If you think that all this utopian benefit comes at the cost of production, think again. You don’t produce 30,000 pounds of brownies a day by sitting around and chanting. It takes work. Each new hire is expected to complete a ten month training course, receiving small incremental raises along the way.  They are expected to show up every day, be on time and complete their tasks properly. Upon completion of the training program they become not only full fledged employees, but full fledged members of Local 53 of the Bakery Confectionary Tobacco Workers and Grain Millers International Union. Unfortunately, despite all the support services available, not everyone completes the training program. In fact, Patrick James, General Manager of Healthy and Sustainable Communities, was quite straightforward with his statistic of a 40% completion rate. Mr. Patrick, whose previous lives contain successful careers in areas as diverse as career counseling and financial services, is a realistic man who is understandably proud of what gets accomplished at Greyston. 

At Greyston, Smiling is Encouraged!

For if we examine that number under the right lens, what we really see is, in a neighborhood with well above the national average of poverty, unemployment, and dropout rates, a company who is reaching out to just that sector of the population and making a positive
impact on nearly half of them. They do all that, and still manage to sell nearly 14 million dollars of brownies a year. Those numbers are, at least in part, due to the skills acquired in private sector manufacturing by Ms. Sharon Douglas, Greyston’s current Manager of Operational Finance. Ms. Douglas can either by memory, or via a very brief phone call, produce the facts and figures necessary to demonstrate what an efficient and profitable business the bakery is. In addition to that, the General Manager, Mr. Rich Jamesley, an affable but time constrained man, cut his teeth in the food production industry while working for Kraft Foods.  In short, Greyson
Bakery has a management team and staff second to none.

Currently there are 110 full time employees at the bakery, 90 of which work in direct production. Some find a home at that level, others go on and become supervisors. There is an internal ladder. And according to the PathMaking philosophy, still others move on, and continue their journey elsewhere.  One outstanding example is that of Willie Richards. According to Ms. Moses-Taylor, who serves as Director of Workforce Learning, Training and Development, “Mr. Richards was released from jail in 2010 after serving a 24 year sentencing that had life on the end of it. Once released from prison Mr. Richards didn’t know how to deal with all the new technology that was going on around him such as using a metro card for the bus. He heard from a friend about the Building Maintenance Program that Greyston offered so he came in to see what it was about. He was able to get in the class and in 2010 he became employed with the Guidance Center where he remains until this day. He is now a citizen, off parole, can vote, and file a tax return and he owes it all to Greyston and their Staff members.” Ms. Moses-Taylor who has been involved  for many years in the workforce development for the previously incarcerated took a minute to outline some of the not so obvious problems people in that situation encounter. “It’s not just about filling out the application, it’s about coming from an environment where you don’t make eye contact, and constantly receive a message that you are worthless, and then, upon release, being told  that to find a job you must look people straight in the eye with
confidence.”  But with the right set of support services coupled with Richards’s will to succeed, good things happened. Willie completed his training period in the proscribed 10 months. He became a valued member of the team. A happy man today, he has made his path, and six years later he is still on it.

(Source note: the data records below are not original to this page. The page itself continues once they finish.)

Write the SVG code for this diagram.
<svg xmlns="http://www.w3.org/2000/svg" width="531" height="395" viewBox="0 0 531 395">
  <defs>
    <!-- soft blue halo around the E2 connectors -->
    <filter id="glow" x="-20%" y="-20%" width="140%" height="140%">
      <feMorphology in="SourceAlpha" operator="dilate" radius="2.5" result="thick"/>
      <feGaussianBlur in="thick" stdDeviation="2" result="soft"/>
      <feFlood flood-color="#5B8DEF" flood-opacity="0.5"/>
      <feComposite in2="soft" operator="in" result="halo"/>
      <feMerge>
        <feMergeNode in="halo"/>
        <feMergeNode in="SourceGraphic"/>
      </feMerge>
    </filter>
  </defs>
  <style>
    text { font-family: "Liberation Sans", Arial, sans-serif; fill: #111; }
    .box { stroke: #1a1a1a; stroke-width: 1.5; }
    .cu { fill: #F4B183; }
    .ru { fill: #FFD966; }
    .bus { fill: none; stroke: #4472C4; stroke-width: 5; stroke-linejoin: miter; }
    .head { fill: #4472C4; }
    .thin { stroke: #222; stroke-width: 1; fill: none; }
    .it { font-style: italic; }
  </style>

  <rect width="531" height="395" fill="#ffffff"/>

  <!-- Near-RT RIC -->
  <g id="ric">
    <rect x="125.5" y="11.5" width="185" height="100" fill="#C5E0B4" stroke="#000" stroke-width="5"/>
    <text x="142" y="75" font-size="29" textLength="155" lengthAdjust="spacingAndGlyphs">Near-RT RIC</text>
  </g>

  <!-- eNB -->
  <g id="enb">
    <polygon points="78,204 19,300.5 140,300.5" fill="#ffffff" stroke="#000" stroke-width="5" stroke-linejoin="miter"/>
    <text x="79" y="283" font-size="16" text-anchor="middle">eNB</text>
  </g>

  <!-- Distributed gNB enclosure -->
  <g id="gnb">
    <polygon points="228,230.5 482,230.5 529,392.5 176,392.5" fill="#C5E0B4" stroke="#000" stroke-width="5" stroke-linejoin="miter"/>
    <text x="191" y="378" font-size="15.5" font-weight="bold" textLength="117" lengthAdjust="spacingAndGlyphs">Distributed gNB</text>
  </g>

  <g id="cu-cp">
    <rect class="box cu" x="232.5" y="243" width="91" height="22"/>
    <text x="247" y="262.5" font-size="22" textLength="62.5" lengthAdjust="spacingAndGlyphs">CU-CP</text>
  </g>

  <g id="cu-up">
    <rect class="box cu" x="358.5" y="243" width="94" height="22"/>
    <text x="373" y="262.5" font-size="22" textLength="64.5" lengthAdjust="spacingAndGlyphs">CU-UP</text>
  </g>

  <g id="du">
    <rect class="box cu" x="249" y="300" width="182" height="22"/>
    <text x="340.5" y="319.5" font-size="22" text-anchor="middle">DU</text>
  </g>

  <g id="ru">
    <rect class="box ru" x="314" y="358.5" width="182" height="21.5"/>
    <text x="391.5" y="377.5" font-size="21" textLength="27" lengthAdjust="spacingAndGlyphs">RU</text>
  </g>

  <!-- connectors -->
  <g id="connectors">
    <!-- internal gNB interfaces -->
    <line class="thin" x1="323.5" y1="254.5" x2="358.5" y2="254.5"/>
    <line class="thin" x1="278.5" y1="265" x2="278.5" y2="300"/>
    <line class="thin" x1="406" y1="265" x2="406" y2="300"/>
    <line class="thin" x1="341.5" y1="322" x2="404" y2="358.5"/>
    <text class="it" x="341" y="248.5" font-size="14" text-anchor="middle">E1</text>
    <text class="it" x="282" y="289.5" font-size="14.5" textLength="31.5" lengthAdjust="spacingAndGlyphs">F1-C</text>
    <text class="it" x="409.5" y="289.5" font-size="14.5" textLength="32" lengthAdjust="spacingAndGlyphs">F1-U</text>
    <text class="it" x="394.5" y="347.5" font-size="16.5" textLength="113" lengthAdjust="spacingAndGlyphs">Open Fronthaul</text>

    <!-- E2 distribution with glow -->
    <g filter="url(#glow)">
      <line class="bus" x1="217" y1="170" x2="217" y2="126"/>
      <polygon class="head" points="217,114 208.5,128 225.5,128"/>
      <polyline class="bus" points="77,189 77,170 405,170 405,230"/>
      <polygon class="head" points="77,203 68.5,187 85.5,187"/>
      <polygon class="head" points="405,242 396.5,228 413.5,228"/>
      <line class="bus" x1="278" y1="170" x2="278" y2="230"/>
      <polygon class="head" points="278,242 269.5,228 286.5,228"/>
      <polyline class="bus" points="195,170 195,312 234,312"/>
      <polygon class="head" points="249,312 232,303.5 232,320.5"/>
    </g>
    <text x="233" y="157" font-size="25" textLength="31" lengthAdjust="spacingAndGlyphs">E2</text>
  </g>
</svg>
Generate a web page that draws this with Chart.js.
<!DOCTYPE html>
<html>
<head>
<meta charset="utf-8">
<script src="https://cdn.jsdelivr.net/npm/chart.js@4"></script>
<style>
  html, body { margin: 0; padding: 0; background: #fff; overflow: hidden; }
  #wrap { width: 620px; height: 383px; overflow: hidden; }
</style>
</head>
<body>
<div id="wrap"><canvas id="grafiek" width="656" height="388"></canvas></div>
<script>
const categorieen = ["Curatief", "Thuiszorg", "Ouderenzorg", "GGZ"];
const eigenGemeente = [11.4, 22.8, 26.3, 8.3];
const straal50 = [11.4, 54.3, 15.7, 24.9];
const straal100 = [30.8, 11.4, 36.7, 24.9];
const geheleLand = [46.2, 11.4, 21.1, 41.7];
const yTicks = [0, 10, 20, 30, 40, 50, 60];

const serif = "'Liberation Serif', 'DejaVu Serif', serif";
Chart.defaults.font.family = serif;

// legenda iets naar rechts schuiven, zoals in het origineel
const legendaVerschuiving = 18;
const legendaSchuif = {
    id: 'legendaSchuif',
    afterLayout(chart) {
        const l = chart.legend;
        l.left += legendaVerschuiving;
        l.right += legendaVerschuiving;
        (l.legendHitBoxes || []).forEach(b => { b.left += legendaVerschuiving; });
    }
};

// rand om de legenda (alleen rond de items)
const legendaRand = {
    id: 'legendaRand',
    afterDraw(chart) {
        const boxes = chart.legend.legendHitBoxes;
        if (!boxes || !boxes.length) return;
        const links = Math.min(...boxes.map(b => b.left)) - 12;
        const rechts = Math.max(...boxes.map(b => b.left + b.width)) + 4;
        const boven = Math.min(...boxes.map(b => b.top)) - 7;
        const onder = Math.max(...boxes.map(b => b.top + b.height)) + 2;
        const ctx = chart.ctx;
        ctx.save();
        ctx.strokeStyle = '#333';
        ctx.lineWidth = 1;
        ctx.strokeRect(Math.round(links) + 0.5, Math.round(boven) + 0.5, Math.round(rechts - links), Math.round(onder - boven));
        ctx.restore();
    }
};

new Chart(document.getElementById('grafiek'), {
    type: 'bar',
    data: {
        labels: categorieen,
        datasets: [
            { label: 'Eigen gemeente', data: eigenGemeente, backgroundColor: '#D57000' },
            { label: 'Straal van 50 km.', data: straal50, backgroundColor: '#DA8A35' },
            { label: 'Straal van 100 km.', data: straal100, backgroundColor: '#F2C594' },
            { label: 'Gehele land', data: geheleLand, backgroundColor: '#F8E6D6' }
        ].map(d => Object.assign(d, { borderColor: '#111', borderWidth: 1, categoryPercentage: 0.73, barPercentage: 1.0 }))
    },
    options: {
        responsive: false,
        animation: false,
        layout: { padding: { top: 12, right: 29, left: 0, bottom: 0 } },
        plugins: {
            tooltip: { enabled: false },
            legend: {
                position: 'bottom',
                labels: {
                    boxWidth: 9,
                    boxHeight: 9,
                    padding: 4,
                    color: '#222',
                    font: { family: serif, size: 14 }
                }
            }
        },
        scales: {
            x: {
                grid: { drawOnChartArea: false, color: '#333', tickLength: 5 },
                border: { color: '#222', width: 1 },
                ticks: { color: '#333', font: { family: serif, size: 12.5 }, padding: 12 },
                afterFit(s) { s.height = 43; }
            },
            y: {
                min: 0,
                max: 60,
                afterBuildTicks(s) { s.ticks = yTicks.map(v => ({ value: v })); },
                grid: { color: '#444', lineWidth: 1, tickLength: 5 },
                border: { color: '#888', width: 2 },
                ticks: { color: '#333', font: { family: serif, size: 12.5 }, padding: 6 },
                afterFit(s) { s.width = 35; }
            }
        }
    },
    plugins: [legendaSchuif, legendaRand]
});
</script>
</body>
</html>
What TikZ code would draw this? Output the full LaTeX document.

Greyston will gladly partner with other organizations that are willing to help them reach their goals. One of their most recent partners is the Workforce Development Institute (WDI) whose stated mission it is  “to develop, support and enrich New York State’s workforce.” To do so, they will work with businesses, unions, government agencies, or not- for-profits. Recently, (back in 2014) the Hudson Valley was separated into Upper and Lower regions, and Ms. Sonja Brown was hired as a new regional director.

So, Ms. Brown conducted her own outreach. She actively searched for places  among both for profit and not for profit businesses in her region where she could make a difference, and one of the places she found on her search was Greyston. Through WDI she arranged for funding which was two-fold. One component was for training. This was specific to the development of hard skills such as culinary arts, customer service or security services. The other component was for capital improvement. It allowed Greyston to purchase a Production Recipe Information Management (PRIM) system.

This software serves a variety of purposes. It stores formulas and tracks recalls. It aids in production planning monitoring usage and provides what is known in the baking industry as “traceability.” In short, it makes the bakery a more streamlined operation and that increases profitability, which of course aids in the disbursement of the host of community services that Greyston delivers.

When touring the production facility, Ms. Brown shared how valuable she thought it would be if children of school age were more often brought on field trips to facilities such as this. Besides the obvious positive effect of exciting a generation about this important segment of our economy, and introducing them to options they didn’t realize existed, it would also let them know that, as she put it,”things don’t just pop into existence out of thin air.” This was an experience she herself had when her father, once a GM employee at the Tarrytown plant, took her on a tour of that facility, back in its heyday In the conference room at Greyston, surrounded by it’s leadership team of Mr. James, Ms. Dail Moses-Taylor and Ms. Douglas, as well as Ms. Brown from WDI, it becomes nearly impossible to argue with the reasoning behind the chain of events that Mr. Glassman put into motion back in 1982. Employing technology while honoring the human spirit is not only possible, but profitable for businesses, for employees and for the rest of the community.